TASK DESCRIPTION - Reproduce precisely the lines of the listing below, starting with the line that contains "Rebuild this chart as a Python script, using Plotly." and stopping after the line that contains "import plotly.graph_objects as go"; include nothing else.

LISTED RECORDS -
^^^^^^^^^^^^^^^^

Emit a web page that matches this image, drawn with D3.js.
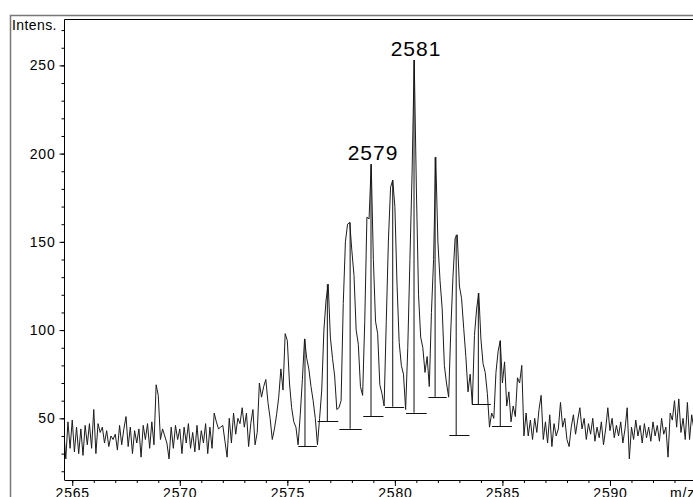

^^^^^^^^^^^^^^^^

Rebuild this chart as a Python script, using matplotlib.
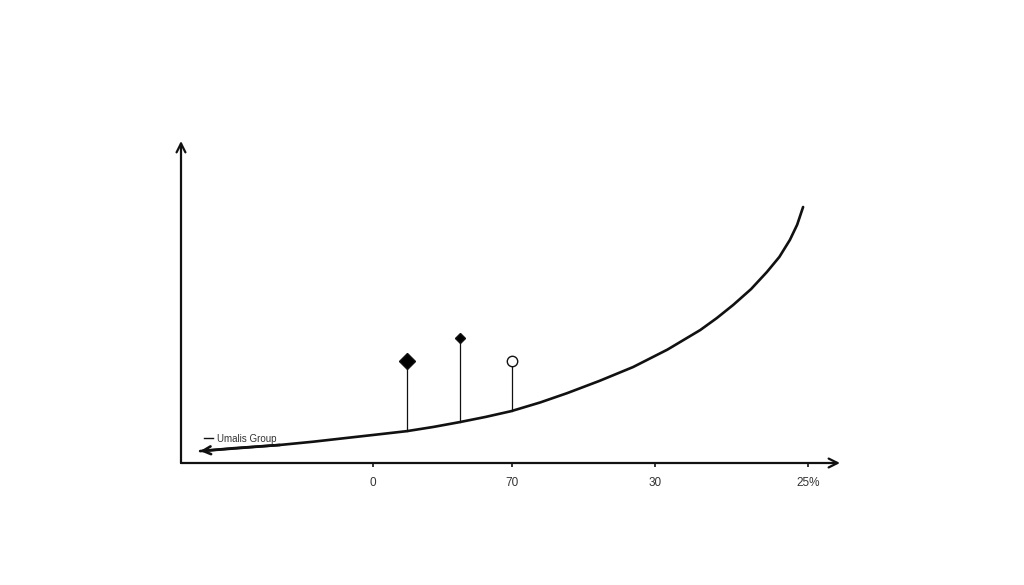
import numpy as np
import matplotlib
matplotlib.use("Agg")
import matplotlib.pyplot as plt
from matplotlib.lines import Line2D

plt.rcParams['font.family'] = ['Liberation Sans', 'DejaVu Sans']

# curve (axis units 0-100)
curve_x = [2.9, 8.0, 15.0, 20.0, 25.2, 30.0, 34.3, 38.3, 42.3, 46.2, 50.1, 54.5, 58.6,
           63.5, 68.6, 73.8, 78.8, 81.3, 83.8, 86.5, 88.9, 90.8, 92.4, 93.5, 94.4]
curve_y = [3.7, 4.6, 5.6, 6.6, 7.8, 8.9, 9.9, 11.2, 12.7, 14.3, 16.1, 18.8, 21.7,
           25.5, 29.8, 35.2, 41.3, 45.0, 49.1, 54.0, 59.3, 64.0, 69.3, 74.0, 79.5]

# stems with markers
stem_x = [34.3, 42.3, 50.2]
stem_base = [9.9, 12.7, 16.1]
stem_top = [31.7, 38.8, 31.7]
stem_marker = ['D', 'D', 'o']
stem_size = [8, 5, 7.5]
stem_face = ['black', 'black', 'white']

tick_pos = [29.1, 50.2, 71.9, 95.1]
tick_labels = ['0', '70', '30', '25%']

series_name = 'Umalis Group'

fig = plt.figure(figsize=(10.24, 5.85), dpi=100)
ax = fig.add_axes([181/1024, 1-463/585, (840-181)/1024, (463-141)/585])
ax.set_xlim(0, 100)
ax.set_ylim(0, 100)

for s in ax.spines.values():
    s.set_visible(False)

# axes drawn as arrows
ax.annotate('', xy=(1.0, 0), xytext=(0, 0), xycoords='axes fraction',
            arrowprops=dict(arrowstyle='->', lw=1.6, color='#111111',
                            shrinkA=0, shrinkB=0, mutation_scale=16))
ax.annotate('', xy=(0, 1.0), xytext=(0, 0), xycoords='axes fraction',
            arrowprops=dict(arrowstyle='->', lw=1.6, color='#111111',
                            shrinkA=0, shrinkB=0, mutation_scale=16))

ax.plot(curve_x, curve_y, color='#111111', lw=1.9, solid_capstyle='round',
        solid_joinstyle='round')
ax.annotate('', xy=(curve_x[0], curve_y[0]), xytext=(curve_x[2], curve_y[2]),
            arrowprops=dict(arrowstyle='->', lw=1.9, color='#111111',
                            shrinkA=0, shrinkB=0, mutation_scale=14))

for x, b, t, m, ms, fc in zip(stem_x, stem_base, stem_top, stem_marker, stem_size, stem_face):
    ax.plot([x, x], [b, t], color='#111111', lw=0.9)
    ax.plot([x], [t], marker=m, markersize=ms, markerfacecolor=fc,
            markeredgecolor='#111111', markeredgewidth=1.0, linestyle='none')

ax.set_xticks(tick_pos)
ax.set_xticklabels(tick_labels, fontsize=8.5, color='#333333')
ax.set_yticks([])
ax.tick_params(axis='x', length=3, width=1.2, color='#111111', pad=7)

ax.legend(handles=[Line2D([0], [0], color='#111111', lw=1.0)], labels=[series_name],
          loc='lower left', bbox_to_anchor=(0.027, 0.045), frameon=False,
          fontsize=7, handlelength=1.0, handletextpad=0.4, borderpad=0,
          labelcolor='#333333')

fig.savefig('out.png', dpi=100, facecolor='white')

^^^^^^^^^^^^^^^^

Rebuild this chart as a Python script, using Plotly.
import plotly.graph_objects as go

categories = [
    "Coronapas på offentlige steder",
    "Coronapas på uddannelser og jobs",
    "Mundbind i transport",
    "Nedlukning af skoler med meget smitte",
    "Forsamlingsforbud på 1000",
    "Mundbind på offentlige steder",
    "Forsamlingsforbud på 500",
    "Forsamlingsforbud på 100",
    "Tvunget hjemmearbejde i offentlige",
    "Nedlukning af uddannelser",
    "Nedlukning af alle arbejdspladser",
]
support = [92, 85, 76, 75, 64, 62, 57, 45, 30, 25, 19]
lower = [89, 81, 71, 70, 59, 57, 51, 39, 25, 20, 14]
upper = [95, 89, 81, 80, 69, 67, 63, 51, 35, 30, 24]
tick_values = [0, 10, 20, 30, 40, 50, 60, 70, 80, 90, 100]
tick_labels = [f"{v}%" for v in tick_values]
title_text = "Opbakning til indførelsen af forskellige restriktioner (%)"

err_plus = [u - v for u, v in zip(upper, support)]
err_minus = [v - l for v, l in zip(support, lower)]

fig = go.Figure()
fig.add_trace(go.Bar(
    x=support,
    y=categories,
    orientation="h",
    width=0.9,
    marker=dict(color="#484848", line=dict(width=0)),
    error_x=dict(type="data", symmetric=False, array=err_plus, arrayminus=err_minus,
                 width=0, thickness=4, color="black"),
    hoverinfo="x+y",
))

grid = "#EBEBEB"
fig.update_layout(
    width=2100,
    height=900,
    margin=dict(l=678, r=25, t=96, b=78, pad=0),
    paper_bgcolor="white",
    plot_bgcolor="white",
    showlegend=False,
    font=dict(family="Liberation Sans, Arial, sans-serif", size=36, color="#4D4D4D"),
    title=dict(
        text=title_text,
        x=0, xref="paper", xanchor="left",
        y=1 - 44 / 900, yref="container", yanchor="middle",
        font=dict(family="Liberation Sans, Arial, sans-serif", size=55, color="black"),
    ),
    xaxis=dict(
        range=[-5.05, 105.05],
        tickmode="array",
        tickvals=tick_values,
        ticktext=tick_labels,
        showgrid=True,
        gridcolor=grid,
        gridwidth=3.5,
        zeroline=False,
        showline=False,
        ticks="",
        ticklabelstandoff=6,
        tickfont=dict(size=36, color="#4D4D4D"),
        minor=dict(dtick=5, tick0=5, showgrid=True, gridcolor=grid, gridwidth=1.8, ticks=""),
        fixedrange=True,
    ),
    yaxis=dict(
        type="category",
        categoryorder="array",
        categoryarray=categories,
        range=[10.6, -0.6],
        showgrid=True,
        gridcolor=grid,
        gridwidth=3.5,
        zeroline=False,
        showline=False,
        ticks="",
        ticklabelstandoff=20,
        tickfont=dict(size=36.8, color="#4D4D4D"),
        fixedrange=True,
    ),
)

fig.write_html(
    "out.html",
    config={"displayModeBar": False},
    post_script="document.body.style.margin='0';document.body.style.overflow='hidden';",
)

^^^^^^^^^^^^^^^^

SOLVED PROBLEM -
Rebuild this chart as a Python script, using Plotly.
import plotly.graph_objects as go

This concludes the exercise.